After four long months, Thursday is verdict day in Florence, Italy, for Amanda Knox and ex-boyfriend Raffaelle Sollecito. The two are awaiting the appeal's court decision after a retrial for the alleged murder of Knox's British roommate, Meredith Kercher, that took place at their flat in Perugia, Italy in 2007. Knox and Sollecito were acquitted on charges of murder back in 2011, but Italy’s highest court later threw out the verdict, saying that the trial was full of “deficiencies, contradictions, and illogical” conclusions. This has been the third murder trial of the case.

In closing arguments, Knox's lawyer reiterated that her client's innocence was "rock-solid." "The knowledge of Amanda's innocence is now rock-solid and it allows us to await the verdict with serenity," her lawyer, Carlo Dalla Vedova, said. "It is not possible to convict someone because they are considered 'probably' guilty."

Though the Italian Supreme Court in their May 2013 demand for retrial said the evidence was inconclusive, this retrial hasn't cast any light on the discrepancies in previous testimony.
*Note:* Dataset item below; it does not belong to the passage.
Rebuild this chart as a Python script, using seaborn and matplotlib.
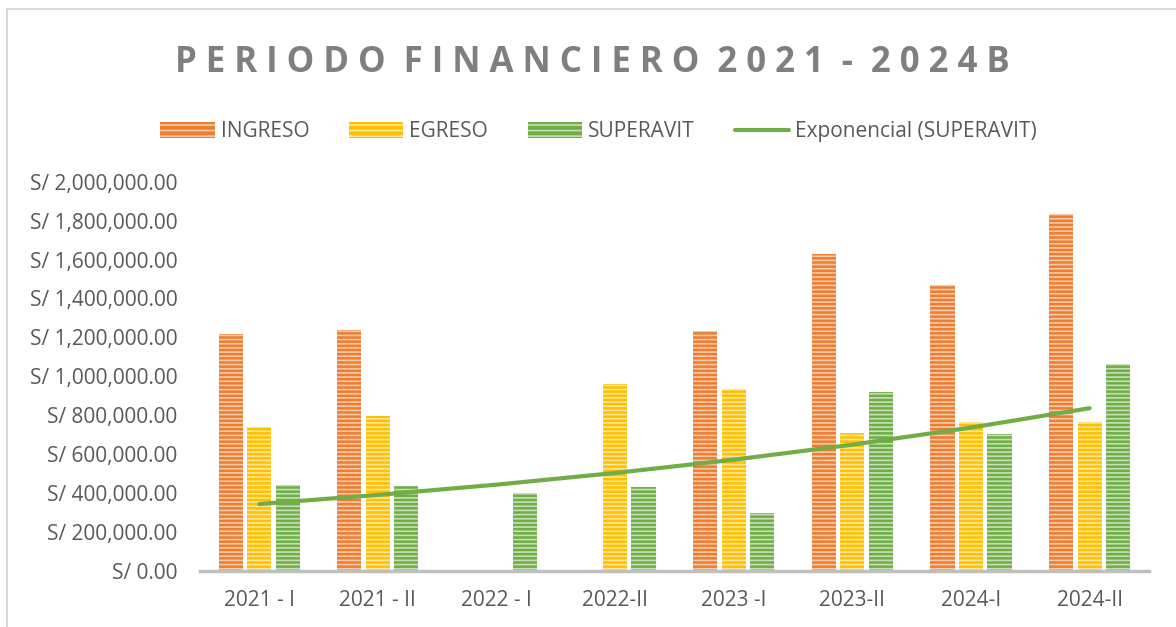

As CNN pointed out, when Knox was found guilty the first time in November 2007, Americans said the Italian justice system was corrupt. But when she was acquitted in 2011, Italians said that the court had caved in to American pressure.

Knox, now a University of Washington law student, has stayed away from the courtroom for this round of deliberations and won't be present today either. "I have plenty to fear because I was already in prison wrongfully, I was already convicted wrongfully, and this is everything to fear,” Knox said at the beginning of the trial, alluding to the four years of a 26-year sentence she served prior to acquittal. She has maintained her innocence since the beginning.

Sollecito has also plead his innocence, and unlike Knox, went back to Italy in November to speak to the court. "I would like to make you understand that these charges against me are absurd," he said. "There was not a basis to charge me, to put me in jail. ... I don't wish anybody on Earth to go through what I went through."

In any case, the verdict today might not be the end of the drama that's going on its seventh year. Under Italian law, either side can appeal the decision if they're unhappy with it. However, Knox isn't likely to be extradited to Italy to serve her time if found guilty: Although the U.S. has an extradition agreement with Italy, America has been known to simply not send over those found guilty in Italian courtrooms. Knox has said she'll become a fugitive if found guilty, but the U.S.'s double-jeopardy law, which exists in American law but not Italian, also protects Knox, according to CNN.

"Under U.S. law, she was once put in jeopardy and later acquitted," said Sean Casey, a former prosecutor. "Under the treaty, extradition should not be granted."